If it's true that 1-minute of video is worth 1.8 million words, then hotels and travel destinations may have found the "holy grail" that converts the grazing online process of looking at hotels, to actually booking them.
And there isn't a hotel or destination in the world that isn't seeking the business alchemy that converts lookers into actual customers.
Generally, the hotel's website is held responsible for making this magic happen.
Of course service that exceeds the client's demands, location, price, all play a role in determining what drives travelers to become clients.
But the website is the portal. New Media Travel has written about how boring hotel web sites typically are, and VFM Leonardo recently presented a webinar called, "Why is Visual Storytelling so Critical for Social Media Success Today?"
While most of the webinar contained run-of-the-mill information, there were some real insights.
I think it was Greg Oates, travel editor at 200Rooms, that said guests are not looking for content from hotel websites. They are looking for stories they can relate to. A solid marketing concept. They want to see the hotel in a context that shows the value of choosing that particular hotel, an emotional decision that takes price into consideration, but goes way beyond price into the realm of value, a "feeling" or connection about a property.
Oates wasn't asking hotels to dress up their websites with "pretty photos." He was asking hotels to post images that tell a story, and illustrated his point with a hotel's endearing image of a mom and child mirroring each other in a innocent, sweet stretching pose.
Basically, he was saying that a client doesn't "book a hotel," but "books a story."
We have always questioned why hotels still show empty rooms, pools and lobbies. Or guests that are just too beautiful to be real. Some hoteliers have said they chose these innocuous pics because they want to play it safe, don't want to offend a potential guest by showing, say, a racially mixed couple or a family, in case a potential client may be childless. Or worse, doesn't like kids.

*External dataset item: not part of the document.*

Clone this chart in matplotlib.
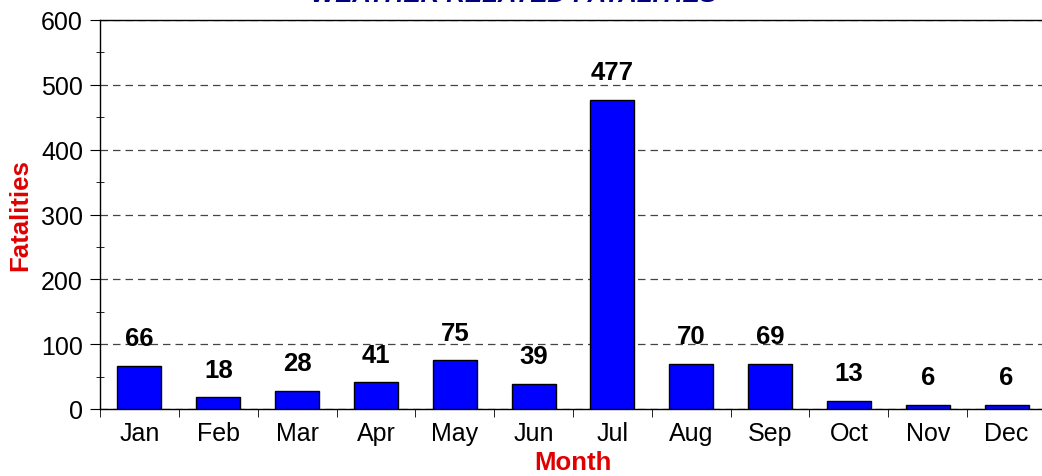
import matplotlib
matplotlib.use("Agg")
import matplotlib.pyplot as plt
import numpy as np

months = ["Jan", "Feb", "Mar", "Apr", "May", "Jun", "Jul", "Aug", "Sep", "Oct", "Nov", "Dec"]
fatalities = [66, 18, 28, 41, 75, 39, 477, 70, 69, 13, 6, 6]

plt.rcParams['font.family'] = ['Liberation Sans', 'DejaVu Sans']

fig = plt.figure(figsize=(10.42, 4.77), dpi=100)
ax = fig.add_axes([100 / 1042, 67 / 477, 946 / 1042, 389 / 477])

x = np.arange(len(months))
ax.bar(x, fatalities, width=0.56, color="#0000ff", edgecolor="black", linewidth=1, zorder=3)

# value labels above bars
for xi, v in zip(x, fatalities):
    ax.annotate(str(v), (xi, v), xytext=(0, 20), textcoords="offset points",
                ha="center", va="center", fontsize=18.5, fontweight="bold")

ax.set_xlim(-0.5, len(months) - 0.5)
ax.set_ylim(0, 600)
ax.set_yticks(range(0, 601, 100))
ax.set_yticks(range(50, 600, 100), minor=True)
ax.tick_params(axis="y", which="major", direction="out", length=7.2, labelsize=18, pad=5)
ax.tick_params(axis="y", which="minor", direction="inout", length=6)
ax.set_xticks(x)
ax.set_xticklabels(months)
ax.set_xticks(np.arange(-0.5, len(months) - 0.5, 1), minor=True)
ax.tick_params(axis="x", which="major", length=0, labelsize=18, pad=9)
ax.tick_params(axis="x", which="minor", direction="out", length=6)

ax.grid(axis="y", which="major", linestyle=(0, (6, 4)), color="#444444", linewidth=0.9, zorder=0)
for s in ax.spines.values():
    s.set_linewidth(1)

ax.set_ylabel("Fatalities", color="#e00000", fontsize=18.5, fontweight="bold", labelpad=6)
ax.set_xlabel("Month", color="#e00000", fontsize=18.5, fontweight="bold", labelpad=3)

fig.text(0.493, 1 - 2 / 477, "WEATHER RELATED FATALITIES", ha="center", va="baseline",
         color="#000080", fontsize=18.5, fontweight="bold", fontstyle="italic")

fig.savefig("out.png", dpi=100)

But with 46% of adults taking and posting photos, hotels have an exceptional opportunity to tell their stories, to show what the hotel is all about, what matters to it, via a clever mix of professional photographs and crowd sourced ones.
Pinterest and Instagram, of course, are terrific tools for hotels. And as Melissa Bruckler, e-commerce consultant, pointed out, with the dominance of mobile applications, the smaller screen demands less copy and more images.
There was one glaring omission with the webinar however: Video was never mentioned, or maybe mentioned once.
Travel Video PostCards, which provides short-form video to the travel and publishing industry, believes, as someone said, all hotel and destination websites should open to and with a video - not text or copy. Or limited text and copy.
What are the "take aways"?
Show a story, don't tell.
Use images designed to make sure your guests take part in your hotel's values and experiences.
Use visuals to get clients involved and sharing
image/courtesy archiscene.net
Comments
Well, you know, I don't buy the rules about images...images have been a staple of business and media forever. Not a big issue to work around :)
I do agree that the long-legged blond mom with her gorgeous blond husband and two perfectly behaved, blond kids by the pool is a big turnoff to the vast, rapidly growing America that doesn't relate to that anachronistic image of the Americana Family. And are turned off by it.
As far as business people wanting to see empty spaces to know what they're getting into? I don't buy that either. A classy bar scene with energy will always, for example, be a turn on for the business set rather than a bartender wiping the bar with a towel in an empty watering hole :)
But, as usual, thanks, Allan for the provocative comments!
cheers
Regarding the comment about why hotels show vacant spaces and not people, I can think of three reasons for this. A friend owned an ad agency and they had great campaign that flopped. Why? The people they used in the images, while not models, were perceived as "too attractive". It turned many people off who took it that the business only welcomed people who looked a certain way.
Another reason for vacant spaces are rules about images. Various jurisdictions have clamped down on this. Unless you have a model release from every person (including those whose faces aren't shown) and compensated these people you may have a legal liability. This came about because 15 years ago a famous Canadian photographer who had provided a weekly photo diary to a large newspaper was sued. For decades he had wandered the city snapping photos of people in everyday activities. One woman was shown sitting on a step having a cigarette. This was part of a photo montage. She didn't live in this building, it was the middle of the day and on a public street. She sued the photographer and newspaper and won several hundred thousand dollars, plus costs.
The third reason for the vacant spaces is that these photos aren't geared to holidayers. Individuals staying at a hotel are good business, but an insignificant percentage of the property's business. Their real money is made from the corporate market and the vacant space lets that booker see what space she has to work with.